Low-income regions face the biggest financing gaps, even though they often have the strongest renewable resources.

Policy Uncertainty

Green finance thrives when policies are predictable. Sudden regulatory changes — tax credit reversals, permitting delays, or inconsistent state-level rules — can stall investment. Clean-energy developers need long-term certainty.

Technology Costs and Market Maturity

While wind and solar are mature, other technologies — long-duration energy storage, green hydrogen, carbon-free industrial heat — still carry higher risk. Investors can be hesitant to fund technologies without long performance track records.

Opportunities That Can Accelerate Momentum

Despite obstacles, green finance is positioned for rapid expansion.

Government Policy Support

Policies like renewable-energy standards, tax credits, public-private financing partnerships, and carbon-reduction incentives significantly accelerate clean-energy investment.
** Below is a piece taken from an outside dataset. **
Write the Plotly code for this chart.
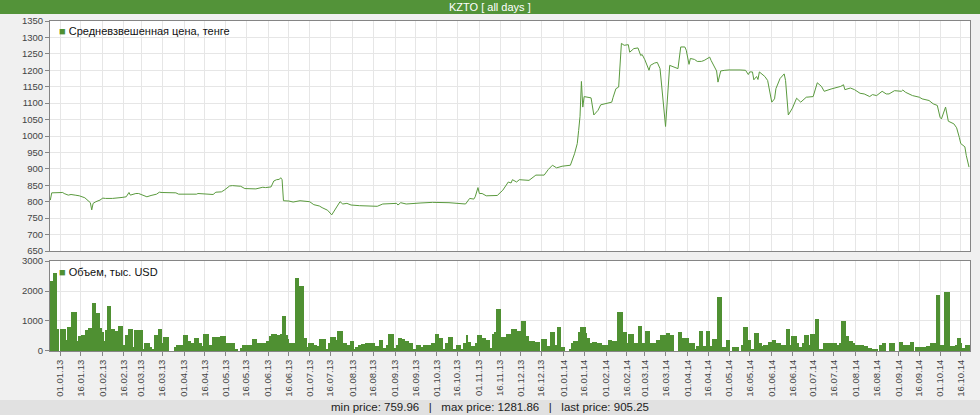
import plotly.graph_objects as go
import pandas as pd

GREEN = "#4f9032"

# ---------------- data ----------------
price_dates = [
"2012-12-25","2012-12-26","2013-01-03","2013-01-04","2013-01-07","2013-01-09","2013-01-12","2013-01-15","2013-01-19","2013-01-21",
"2013-01-23","2013-01-24","2013-01-25","2013-01-27","2013-01-30","2013-02-01","2013-02-03","2013-02-08","2013-02-12","2013-02-15",
"2013-02-18","2013-02-20","2013-02-21","2013-02-25","2013-02-27","2013-03-02","2013-03-04","2013-03-05","2013-03-08","2013-03-12",
"2013-03-14","2013-03-16","2013-03-26","2013-03-28","2013-04-10","2013-04-11","2013-04-22","2013-04-24","2013-04-28","2013-04-30",
"2013-05-04","2013-05-06","2013-05-12","2013-05-15","2013-05-23","2013-05-26","2013-05-28","2013-05-30","2013-06-03","2013-06-05",
"2013-06-07","2013-06-09","2013-06-10","2013-06-11","2013-06-12","2013-06-16","2013-06-19","2013-06-24","2013-06-28","2013-07-01",
"2013-07-04","2013-07-08","2013-07-10","2013-07-14","2013-07-17","2013-07-19","2013-07-21","2013-07-23","2013-07-25","2013-07-28",
"2013-07-31","2013-08-06","2013-08-19","2013-08-23","2013-09-02","2013-09-03","2013-09-05","2013-09-09","2013-09-19","2013-09-28",
"2013-10-10","2013-10-18","2013-10-22","2013-10-25","2013-10-28","2013-10-29","2013-10-31","2013-11-01","2013-11-03","2013-11-06",
"2013-11-14","2013-11-18","2013-11-22","2013-11-24","2013-11-25","2013-11-28","2013-11-30","2013-12-07","2013-12-12","2013-12-18",
"2013-12-21","2013-12-24","2013-12-27","2013-12-31","2014-01-06","2014-01-09","2014-01-11","2014-01-12","2014-01-13","2014-01-14",
"2014-01-15","2014-01-16","2014-01-19","2014-01-21","2014-01-23","2014-01-26","2014-01-28","2014-02-01","2014-02-05","2014-02-06",
"2014-02-08","2014-02-10","2014-02-12","2014-02-14","2014-02-17","2014-02-18","2014-02-21","2014-02-24","2014-02-26","2014-02-27",
"2014-03-01","2014-03-04","2014-03-05","2014-03-08","2014-03-10","2014-03-12","2014-03-14","2014-03-16","2014-03-19","2014-03-22",
"2014-03-25","2014-03-27","2014-03-30","2014-03-31","2014-04-02","2014-04-03","2014-04-06","2014-04-08","2014-04-11","2014-04-13",
"2014-04-17","2014-04-18","2014-04-22","2014-04-23","2014-04-25","2014-04-28","2014-05-01","2014-05-09","2014-05-13","2014-05-15",
"2014-05-16","2014-05-18","2014-05-19","2014-05-21","2014-05-22","2014-05-23","2014-05-27","2014-05-29","2014-06-01","2014-06-03",
"2014-06-04","2014-06-07","2014-06-10","2014-06-11","2014-06-13","2014-06-16","2014-06-19","2014-06-22","2014-06-26","2014-07-01",
"2014-07-04","2014-07-07","2014-07-09","2014-07-14","2014-07-18","2014-07-21","2014-07-23","2014-07-24","2014-07-28","2014-07-31",
"2014-08-04","2014-08-07","2014-08-11","2014-08-13","2014-08-16","2014-08-20","2014-08-23","2014-08-25","2014-08-29","2014-09-03",
"2014-09-04","2014-09-06","2014-09-11","2014-09-16","2014-09-18","2014-09-23","2014-09-26","2014-09-29","2014-10-01","2014-10-02",
"2014-10-05","2014-10-07","2014-10-11","2014-10-13","2014-10-15","2014-10-16","2014-10-19","2014-10-20","2014-10-22",
]
price_values = [
805,827,828,825,820,822,820,818,812,805,
797,775,795,800,805,811,810,810,811,813,
815,828,820,825,825,820,819,815,819,823,
829,828,827,823,823,825,822,829,830,835,
848,849,847,840,839,843,844,843,845,863,
867,868,873,867,803,802,799,803,800,800,
791,787,782,774,759.96,774,787,800,793,795,
790,788,786,793,795,790,797,793,796,798,
797,793,793,810,808,815,843,825,825,818,
819,835,860,857,867,860,867,865,881,881,
898,911,903,908,911,946,977,1017,1060,1166,
1088,1120,1118,1116,1064,1078,1095,1098,1103,1118,
1144,1149,1281.86,1276,1278,1255,1266,1268,1245,1248,
1232,1200,1215,1222,1224,1205,1108,1029,1215,1210,
1205,1271,1271,1261,1218,1236,1233,1227,1227,1230,
1240,1230,1198,1164,1198,1200,1201,1201,1200,1187,
1195,1195,1171,1181,1172,1195,1181,1169,1103,1113,
1144,1175,1189,1169,1064,1085,1115,1103,1118,1120,
1162,1151,1136,1143,1148,1151,1156,1141,1146,1141,
1130,1128,1120,1126,1123,1136,1128,1128,1138,1136,
1140,1133,1123,1118,1113,1108,1098,1093,1057,1052,
1088,1045,1037,1025,995,977,967,941,905.25,
]

vol_dates = [
"2012-12-25","2012-12-27","2012-12-30","2012-12-31","2013-01-01","2013-01-05","2013-01-06","2013-01-09","2013-01-13","2013-01-14",
"2013-01-16","2013-01-19","2013-01-21","2013-01-24","2013-01-27","2013-01-30","2013-01-31","2013-02-02","2013-02-03","2013-02-04",
"2013-02-07","2013-02-10","2013-02-12","2013-02-16","2013-02-17","2013-02-19","2013-02-23","2013-02-24","2013-03-02","2013-03-03",
"2013-03-07","2013-03-09","2013-03-10","2013-03-13","2013-03-16","2013-03-17","2013-03-21","2013-03-25","2013-03-26","2013-03-28",
"2013-03-31","2013-04-04","2013-04-06","2013-04-08","2013-04-12","2013-04-14","2013-04-15","2013-04-19","2013-04-21","2013-04-27",
"2013-05-01","2013-05-04","2013-05-08","2013-05-10","2013-05-12","2013-05-13","2013-05-17","2013-05-20","2013-05-24","2013-05-26",
"2013-05-30","2013-06-02","2013-06-03","2013-06-07","2013-06-10","2013-06-11","2013-06-14","2013-06-15","2013-06-16","2013-06-20",
"2013-06-23","2013-06-27","2013-06-29","2013-06-30","2013-07-04","2013-07-06","2013-07-08","2013-07-13","2013-07-15","2013-07-16",
"2013-07-20","2013-07-21","2013-07-25","2013-07-28","2013-07-30","2013-08-02","2013-08-03","2013-08-05","2013-08-07","2013-08-10",
"2013-08-14","2013-08-17","2013-08-20","2013-08-23","2013-08-25","2013-08-27","2013-08-31","2013-09-02","2013-09-03","2013-09-06",
"2013-09-08","2013-09-11","2013-09-14","2013-09-16","2013-09-20","2013-09-21","2013-09-27","2013-09-30","2013-10-03","2013-10-06",
"2013-10-07","2013-10-09","2013-10-13","2013-10-15","2013-10-19","2013-10-20","2013-10-22","2013-10-24","2013-10-26","2013-10-29",
"2013-10-30","2013-11-03","2013-11-06","2013-11-09","2013-11-10","2013-11-12","2013-11-13","2013-11-17","2013-11-20","2013-11-24",
"2013-11-28","2013-12-01","2013-12-05","2013-12-07","2013-12-11","2013-12-15","2013-12-16","2013-12-20","2013-12-22","2013-12-26",
"2013-12-27","2013-12-30","2014-01-02","2014-01-05","2014-01-07","2014-01-08","2014-01-12","2014-01-13","2014-01-17","2014-01-18",
"2014-01-20","2014-01-22","2014-01-25","2014-01-29","2014-02-02","2014-02-05","2014-02-09","2014-02-13","2014-02-16","2014-02-17",
"2014-02-21","2014-02-24","2014-02-27","2014-03-01","2014-03-05","2014-03-06","2014-03-09","2014-03-12","2014-03-16","2014-03-19",
"2014-03-22","2014-03-25","2014-03-28","2014-04-02","2014-04-06","2014-04-07","2014-04-09","2014-04-12","2014-04-14","2014-04-17",
"2014-04-19","2014-04-22","2014-04-26","2014-04-29","2014-05-02","2014-05-03","2014-05-08","2014-05-10","2014-05-11","2014-05-15",
"2014-05-17","2014-05-19","2014-05-23","2014-05-25","2014-05-26","2014-05-29","2014-06-01","2014-06-04","2014-06-08","2014-06-11",
"2014-06-14","2014-06-15","2014-06-19","2014-06-21","2014-06-23","2014-06-24","2014-06-28","2014-06-29","2014-07-02","2014-07-05",
"2014-07-08","2014-07-13","2014-07-14","2014-07-18","2014-07-20","2014-07-21","2014-07-25","2014-07-27","2014-07-30","2014-07-31",
"2014-08-04","2014-08-07","2014-08-10","2014-08-13","2014-08-17","2014-08-18","2014-08-20","2014-08-23","2014-08-25","2014-08-29",
"2014-09-01","2014-09-04","2014-09-09","2014-09-12","2014-09-13","2014-09-21","2014-09-24","2014-09-28","2014-10-01","2014-10-04",
"2014-10-08","2014-10-12","2014-10-13","2014-10-16","2014-10-17","2014-10-19",
]
vol_values = [
2330,2610,730,0,730,360,810,1290,330,490,
530,700,775,1600,1260,750,620,330,700,1500,
730,660,830,190,530,730,135,700,80,260,
135,45,530,730,250,470,0,135,190,210,
530,330,280,420,280,170,550,210,470,490,
280,250,45,0,100,210,190,390,250,270,
330,490,560,530,580,1150,530,390,280,2420,
2180,420,135,280,210,170,390,80,250,470,
360,660,260,210,330,80,135,190,225,280,
250,170,360,100,190,560,100,210,430,390,
330,250,80,190,135,190,250,550,420,80,
250,450,80,190,80,280,530,300,170,280,
530,420,360,100,580,620,1405,470,560,730,
660,1000,490,330,300,0,390,170,620,190,
810,135,0,55,250,330,640,810,610,420,
250,300,250,210,360,330,1315,620,250,560,
250,840,250,660,280,250,360,530,600,530,
0,620,420,250,55,170,660,170,660,170,
390,1790,135,360,0,135,0,190,810,360,
55,610,250,170,210,300,360,280,190,730,
210,490,280,135,250,530,210,560,1070,55,
270,250,280,190,250,1000,510,330,250,210,
190,170,100,80,0,210,250,0,280,0,
300,210,300,0,135,170,250,1880,190,1955,
170,210,420,250,100,210,
]
vol_end = "2014-10-22 17:00"

x_range = ["2012-12-24 18:00", "2014-10-22 17:00"]

tick_dates = [f"{y}-{m:02d}-{d:02d}" for y in (2013, 2014) for m in range(1, 13) for d in (1, 16)
              if f"{y}-{m:02d}-{d:02d}" <= "2014-10-16"]
tick_labels = [pd.Timestamp(t).strftime("%d.%m.%y") for t in tick_dates]

title_text = "KZTO [ all days ]"
price_label = "Средневзвешенная цена, тенге"
vol_label = "Объем, тыс. USD"
footer_text = "min price: 759.96   |   max price: 1281.86   |   last price: 905.25"

# ---------------- figure ----------------
edges = list(pd.to_datetime(vol_dates)) + [pd.Timestamp(vol_end)]
widths = [(edges[i + 1] - edges[i]).total_seconds() * 1000 for i in range(len(vol_dates))]

fig = go.Figure()
fig.add_trace(go.Scatter(x=price_dates, y=price_values, mode="lines",
                         line=dict(color="#5a9a3e", width=1), xaxis="x", yaxis="y",
                         showlegend=False, hoverinfo="x+y"))
fig.add_trace(go.Bar(x=vol_dates, y=vol_values, width=widths, offset=0,
                     marker=dict(color=GREEN, line=dict(width=0)), xaxis="x2", yaxis="y2",
                     showlegend=False))

GRID = "#e6e6e6"
FRAME = "#858585"
TICKFONT = dict(family="Liberation Sans, Arial, sans-serif", size=9.5, color="#444444")

common_x = dict(type="date", range=x_range, tickvals=tick_dates, ticktext=tick_labels,
                showgrid=True, gridcolor=GRID, gridwidth=1, showline=True, linecolor=FRAME,
                linewidth=1, mirror=True, zeroline=False, fixedrange=True)
fig.update_layout(
    width=980, height=415,
    margin=dict(l=50, r=10, t=21, b=64, pad=0),
    paper_bgcolor="#f0f0f0", plot_bgcolor="#ffffff",
    font=dict(family="Liberation Sans, Arial, sans-serif", size=11, color="#222222"),
    xaxis=dict(common_x, anchor="y", domain=[0, 1], showticklabels=False, ticks=""),
    xaxis2=dict(common_x, anchor="y2", domain=[0, 1], matches="x", showticklabels=True,
                tickangle=-90, ticks="outside", ticklen=4, tickcolor=FRAME, tickfont=TICKFONT),
    yaxis=dict(domain=[0.30303, 1], range=[650, 1350], dtick=50, tick0=0,
               showgrid=True, gridcolor=GRID, showline=True, linecolor=FRAME, mirror=True,
               ticks="outside", ticklen=4, tickcolor=FRAME, tickfont=TICKFONT, zeroline=False,
               fixedrange=True),
    yaxis2=dict(domain=[0, 0.2727], range=[0, 3000], dtick=1000,
                showgrid=True, gridcolor=GRID, showline=True, linecolor=FRAME, mirror=True,
                ticks="outside", ticklen=4, tickcolor=FRAME, tickfont=TICKFONT, zeroline=False,
                fixedrange=True),
    showlegend=False,
    bargap=0,
)

# title bar (green) and footer bar (grey)
fig.add_shape(type="rect", xref="paper", yref="paper", x0=-0.0544, x1=1.0109,
              y0=1.0212, y1=1.0636, fillcolor="#539339", line=dict(width=0), layer="below")
fig.add_annotation(xref="paper", yref="paper", x=0.4783, y=1.0424, text=title_text,
                   showarrow=False, font=dict(color="white", size=11), xanchor="center", yanchor="middle")
fig.add_shape(type="rect", xref="paper", yref="paper", x0=-0.0544, x1=1.0109,
              y0=-0.1939, y1=-0.1485, fillcolor="#e1e1e1", line=dict(width=0), layer="below")
fig.add_annotation(xref="paper", yref="paper", x=0.4783, y=-0.1712, text=footer_text,
                   showarrow=False, font=dict(color="#222222", size=11.5), xanchor="center", yanchor="middle")

# in-plot legends
fig.add_annotation(xref="paper", yref="paper", x=0.008, y=0.97, xanchor="left", yanchor="middle",
                   showarrow=False,
                   text=f'<span style="color:{GREEN}">■</span> {price_label}',
                   font=dict(size=11, color="#111111"))
fig.add_annotation(xref="paper", yref="paper", x=0.008, y=0.24, xanchor="left", yanchor="middle",
                   showarrow=False,
                   text=f'<span style="color:{GREEN}">■</span> {vol_label}',
                   font=dict(size=11, color="#111111"))

fig.write_html("out.html", config={"displayModeBar": False},
               post_script="document.body.style.margin='0';document.body.style.padding='0';")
When governments set clear direction, markets follow.

Falling Technology Costs

Solar, wind, heat pumps, and battery storage continue to become more affordable. This naturally reduces financing risk and attracts more private capital.

Growing Public Demand

Consumers are demanding:
• Lower utility bills
• Cleaner air
• Climate-resilient communities

This public pressure helps push governments and companies toward policy and investment decisions that support clean energy.

Conclusion

Green finance is at the center of the clean-energy transition — not as a buzzword, but as the engine moving trillions of dollars toward more resilient, affordable, low-carbon systems. It helps build renewable infrastructure, stabilize energy prices, support domestic energy independence, and expand access to clean energy for households that have historically been left out.

For the transition to succeed, funding must continue to grow, policies must remain stable, and investment must reach the communities and regions that need it most. With coordinated action, green finance can accelerate the shift to a cleaner, more secure energy future for everyone.